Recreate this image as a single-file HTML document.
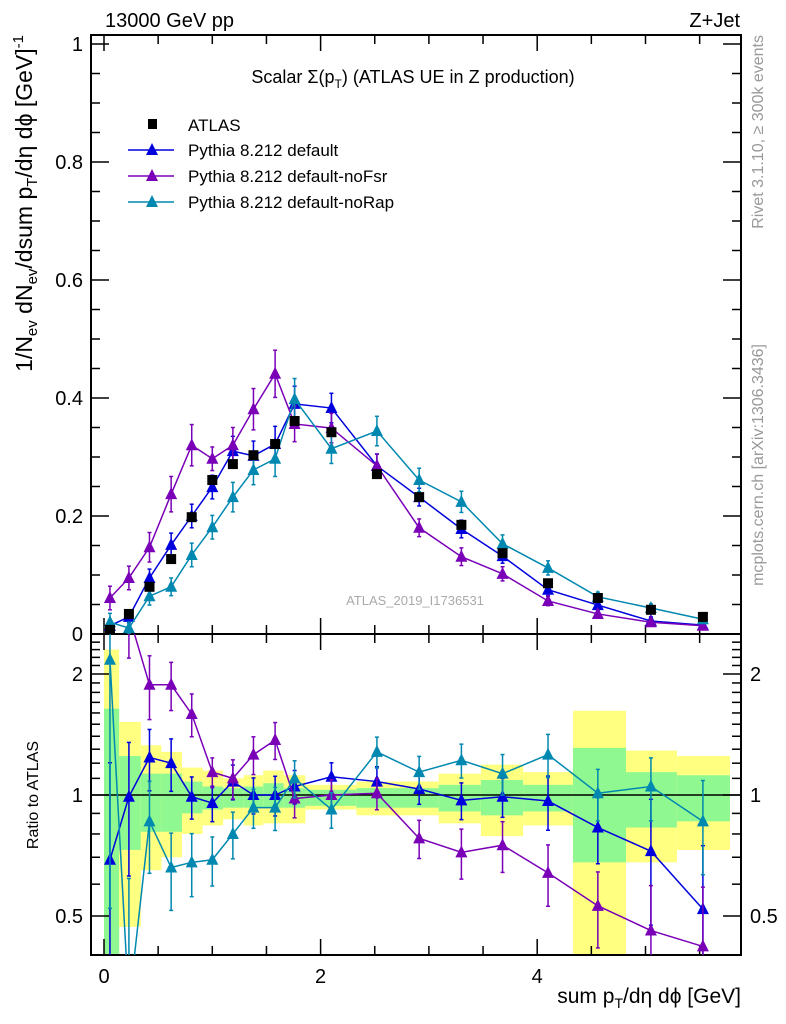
<!DOCTYPE html>
<html><head><meta charset="utf-8"><style>
html,body{margin:0;background:#fff;overflow:hidden;width:786px;height:1024px;}
svg{display:block;font-family:"Liberation Sans",sans-serif;}
</style></head><body>
<svg id="c" width="786" height="1024"></svg>
<script>
const xs=[0.055,0.23,0.42,0.62,0.81,1.0,1.19,1.38,1.58,1.76,2.1,2.52,2.91,3.3,3.68,4.1,4.56,5.05,5.53];
const atlas=[0.007,0.034,0.080,0.127,0.198,0.261,0.288,0.303,0.322,0.361,0.342,0.271,0.232,0.185,0.137,0.086,0.061,0.041,0.029];
const defVals=[0.014,0.029,0.095,0.151,0.2,0.249,0.31,0.302,0.322,0.39,0.383,0.285,0.232,0.178,0.132,0.075,0.049,0.022,0.015];
const fsrVals=[0.061,0.095,0.147,0.237,0.32,0.297,0.32,0.381,0.441,0.356,0.349,0.285,0.18,0.131,0.102,0.056,0.034,0.02,0.014];
const rapVals=[0.02,0.01,0.064,0.08,0.134,0.181,0.232,0.278,0.297,0.398,0.314,0.344,0.261,0.224,0.153,0.112,0.063,0.044,0.025];
const defErr=[0.01,0.01,0.015,0.02,0.02,0.02,0.025,0.025,0.03,0.03,0.025,0.02,0.015,0.015,0.012,0.01,0.008,0.007,0.006];
const fsrErr=[0.02,0.02,0.025,0.03,0.035,0.02,0.03,0.035,0.04,0.03,0.025,0.02,0.015,0.015,0.012,0.008,0.006,0.005,0.005];
const rapErr=[0.015,0.01,0.015,0.015,0.02,0.02,0.025,0.025,0.03,0.035,0.025,0.025,0.02,0.018,0.015,0.012,0.008,0.007,0.006];
const defRatio=[0.69,0.99,1.24,1.2,0.99,0.955,1.08,1.0,1.0,1.05,1.11,1.08,1.035,0.97,0.99,0.966,0.83,0.725,0.52];
const fsrRatio=[8,2.8,1.88,1.88,1.59,1.14,1.1,1.26,1.37,0.98,1.0,1.01,0.78,0.72,0.75,0.64,0.53,0.46,0.42];
const rapRatio=[2.17,0.3,0.86,0.66,0.68,0.69,0.8,0.93,0.93,1.1,0.92,1.28,1.14,1.22,1.13,1.26,1.01,1.05,0.86];
const binEdges=[0,0.14,0.34,0.53,0.72,0.91,1.1,1.29,1.47,1.66,1.86,2.33,3.09,3.48,3.87,4.33,4.82,5.29,5.78];
const yelHi=[2.3,1.52,1.33,1.28,1.17,1.15,1.1,1.12,1.15,1.12,1.06,1.08,1.13,1.19,1.14,1.62,1.29,1.25];
const yelLo=[0.39,0.47,0.65,0.70,0.80,0.84,0.87,0.84,0.85,0.85,0.92,0.89,0.85,0.79,0.84,0.39,0.68,0.73];
const grnHi=[1.64,1.25,1.13,1.13,1.08,1.05,1.04,1.05,1.07,1.04,1.03,1.04,1.06,1.09,1.06,1.31,1.14,1.12];
const grnLo=[0.39,0.73,0.81,0.81,0.90,0.92,0.93,0.93,0.93,0.93,0.94,0.93,0.91,0.89,0.91,0.68,0.83,0.86];
const xTicks=[0,2,4];
const yTicks=[0,0.2,0.4,0.6,0.8,1];
const yTickLabels=["0","0.2","0.4","0.6","0.8","1"];
const rTicks=[0.5,1,2];
const rTickLabels=["0.5","1","2"];

const NS="http://www.w3.org/2000/svg";
const svg=document.getElementById('c');
const L=91,R=741,T=35,M=634,B=955;
const X=v=>104+v*108.3;
const Y=v=>634-v*590;
const RY=v=>795-Math.log2(v)*121;
function el(tag,attrs,parent){const e=document.createElementNS(NS,tag);for(const k in attrs)e.setAttribute(k,attrs[k]);(parent||svg).appendChild(e);return e;}
function txt(s,x,y,attrs,parent){const t=el('text',Object.assign({x:x,y:y,'font-size':20,fill:'#000'},attrs||{}),parent);t.innerHTML=s;return t;}

const defs=el('defs',{});
const c1=el('clipPath',{id:'cm'},defs);el('rect',{x:L,y:T,width:R-L,height:M-T},c1);
const c2=el('clipPath',{id:'cr'},defs);el('rect',{x:L,y:M,width:R-L,height:B-M},c2);

const gb=el('g',{'clip-path':'url(#cr)'});

for(let i=0;i<yelHi.length;i++){
  const x0=X(binEdges[i]),x1=X(binEdges[i+1]);
  const y=el('rect',{x:x0,y:RY(yelHi[i]),width:x1-x0,height:RY(yelLo[i])-RY(yelHi[i]),fill:'#ffff80'},gb);
  
  const g=el('rect',{x:x0,y:RY(grnHi[i]),width:x1-x0,height:RY(grnLo[i])-RY(grnHi[i]),fill:'#90f890'},gb);
  
}
el('line',{x1:L,x2:R,y1:RY(1),y2:RY(1),stroke:'#000','stroke-width':1.5});

const f1=el('rect',{x:L,y:T,width:R-L,height:M-T,fill:'none',stroke:'#000','stroke-width':2});

const f2=el('rect',{x:L,y:M,width:R-L,height:B-M,fill:'none',stroke:'#000','stroke-width':2});


for(let v=0;v<=5.8;v+=0.5){
  const maj=Math.abs(v-Math.round(v/2)*2)<1e-6;const len=maj?16:9;
  [[T,1],[M,-1],[M,1],[B,-1]].forEach(([y0,d])=>el('line',{x1:X(v),x2:X(v),y1:y0,y2:y0+d*len,stroke:'#000','stroke-width':1.5}));
}
xTicks.forEach(v=>{const t=txt(String(v),X(v),983,{'text-anchor':'middle'});});
for(let k=0;k<=20;k++){const v=k*0.05;const maj=k%4===0;const len=maj?18:9;
  el('line',{x1:L,x2:L+len,y1:Y(v),y2:Y(v),stroke:'#000','stroke-width':1.5});
  el('line',{x1:R,x2:R-len,y1:Y(v),y2:Y(v),stroke:'#000','stroke-width':1.5});}
yTicks.forEach((v,i)=>{const t=txt(yTickLabels[i],83,Y(v)+7,{'text-anchor':'end'});});
for(let v=0.4;v<=2.5;v+=0.1){const maj=[0.5,1,2].some(m=>Math.abs(m-v)<1e-6);if(RY(v)<M||RY(v)>B)continue;const len=maj?18:9;
  el('line',{x1:L,x2:L+len,y1:RY(v),y2:RY(v),stroke:'#000','stroke-width':1.5});
  el('line',{x1:R,x2:R-len,y1:RY(v),y2:RY(v),stroke:'#000','stroke-width':1.5});}
rTicks.forEach((v,i)=>{
  const a=txt(rTickLabels[i],83,RY(v)+7,{'text-anchor':'end'});
  const b=txt(rTickLabels[i],750,RY(v)+7,{});});

const series=[
 {name:'default',c:'#0000dd',v:defVals,e:defErr,r:defRatio},
 {name:'noFsr',c:'#7a00b8',v:fsrVals,e:fsrErr,r:fsrRatio},
 {name:'noRap',c:'#0088b0',v:rapVals,e:rapErr,r:rapRatio}];
function tri(g,x,y,c){const p=el('polygon',{points:`${x},${y-7} ${x-6},${y+5} ${x+6},${y+5}`,fill:c},g);return p;}
series.forEach(s=>{
  const gm=el('g',{'clip-path':'url(#cm)'});
  
  el('polyline',{points:xs.map((x,i)=>X(x)+','+Y(s.v[i])).join(' '),fill:'none',stroke:s.c,'stroke-width':1.5},gm);
  xs.forEach((x,i)=>{
    el('line',{x1:X(x),x2:X(x),y1:Y(s.v[i]-s.e[i]),y2:Y(s.v[i]+s.e[i]),stroke:s.c,'stroke-width':1.5},gm);
    [s.v[i]-s.e[i],s.v[i]+s.e[i]].forEach(v=>el('line',{x1:X(x)-2,x2:X(x)+2,y1:Y(v),y2:Y(v),stroke:s.c,'stroke-width':1.5},gm));
    const p=tri(gm,X(x),Y(s.v[i]),s.c);
    
  });
  const gr=el('g',{'clip-path':'url(#cr)'});
  
  el('polyline',{points:xs.map((x,i)=>X(x)+','+RY(s.r[i])).join(' '),fill:'none',stroke:s.c,'stroke-width':1.5},gr);
  xs.forEach((x,i)=>{
    const re=s.r[i]*Math.max(s.e[i]/s.v[i],0.02)+0.02;
    const lo=Math.max(s.r[i]-re,0.05),hi=s.r[i]+re;
    el('line',{x1:X(x),x2:X(x),y1:RY(lo),y2:RY(hi),stroke:s.c,'stroke-width':1.5},gr);
    [lo,hi].forEach(v=>el('line',{x1:X(x)-2,x2:X(x)+2,y1:RY(v),y2:RY(v),stroke:s.c,'stroke-width':1.5},gr));
    const p=tri(gr,X(x),RY(s.r[i]),s.c);
    
  });
});
const ga=el('g',{'clip-path':'url(#cm)'});

xs.forEach((x,i)=>{const r=el('rect',{x:X(x)-5,y:Y(atlas[i])-5,width:10,height:10,fill:'#000'},ga);
  });

const lg=el('g',{});
el('rect',{x:148,y:119,width:9,height:10,fill:'#000'},lg);
txt('ATLAS',188,131,{'font-size':17},lg);
series.forEach((s,i)=>{const y=150+i*26;
  el('line',{x1:128,x2:174,y1:y,y2:y,stroke:s.c,'stroke-width':1.5},lg);tri(lg,152,y,s.c);
  const t=txt('Pythia 8.212 '+(i===0?'default':'default-'+s.name),188,y+6,{'font-size':17},lg);
  });

let t;
t=txt('13000 GeV pp',105,27,{'font-size':20});
t=txt('Z+Jet',740,27,{'font-size':20,'text-anchor':'end'});
t=txt('Scalar Σ(p<tspan font-size="12" dy="5">T</tspan><tspan dy="-5">) (ATLAS UE in Z production)</tspan>',413,83,{'font-size':18,'text-anchor':'middle'});
t=txt('ATLAS_2019_I1736531',415,605,{'font-size':13,fill:'#aaa','text-anchor':'middle'});
t=txt('Rivet 3.1.10, ≥ 300k events',0,0,{'font-size':16,fill:'#999','text-anchor':'end',transform:'translate(763,35) rotate(-90)'});
t=txt('mcplots.cern.ch [arXiv:1306.3436]',0,0,{'font-size':16,fill:'#999','text-anchor':'end',transform:'translate(763,344) rotate(-90)'});
t=txt('1/N<tspan font-size="15" dy="5">ev</tspan><tspan dy="-5"> dN</tspan><tspan font-size="15" dy="5">ev</tspan><tspan dy="-5">/dsum p</tspan><tspan font-size="15" dy="5">T</tspan><tspan dy="-5">/dη dϕ  [GeV]</tspan><tspan font-size="15" dy="-9">-1</tspan>',0,0,{'font-size':23,'text-anchor':'end',transform:'translate(32,35) rotate(-90)'});
t=txt('Ratio to ATLAS',0,0,{'font-size':16,'text-anchor':'middle',transform:'translate(38,795) rotate(-90)'});
t=txt('sum p<tspan font-size="14" dy="5">T</tspan><tspan dy="-5">/dη dϕ [GeV]</tspan>',741,1003,{'font-size':21,'text-anchor':'end'});
</script>
</body></html>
* * *
- _Request_
Collect the lines that hold "document".

- _Final answer_
Recreate this image as a single-file HTML document.
const svg=document.getElementById('c');
function el(tag,attrs,parent){const e=document.createElementNS(NS,tag);for(const k in attrs)e.setAttribute(k,attrs[k]);(parent||svg).appendChild(e);return e;}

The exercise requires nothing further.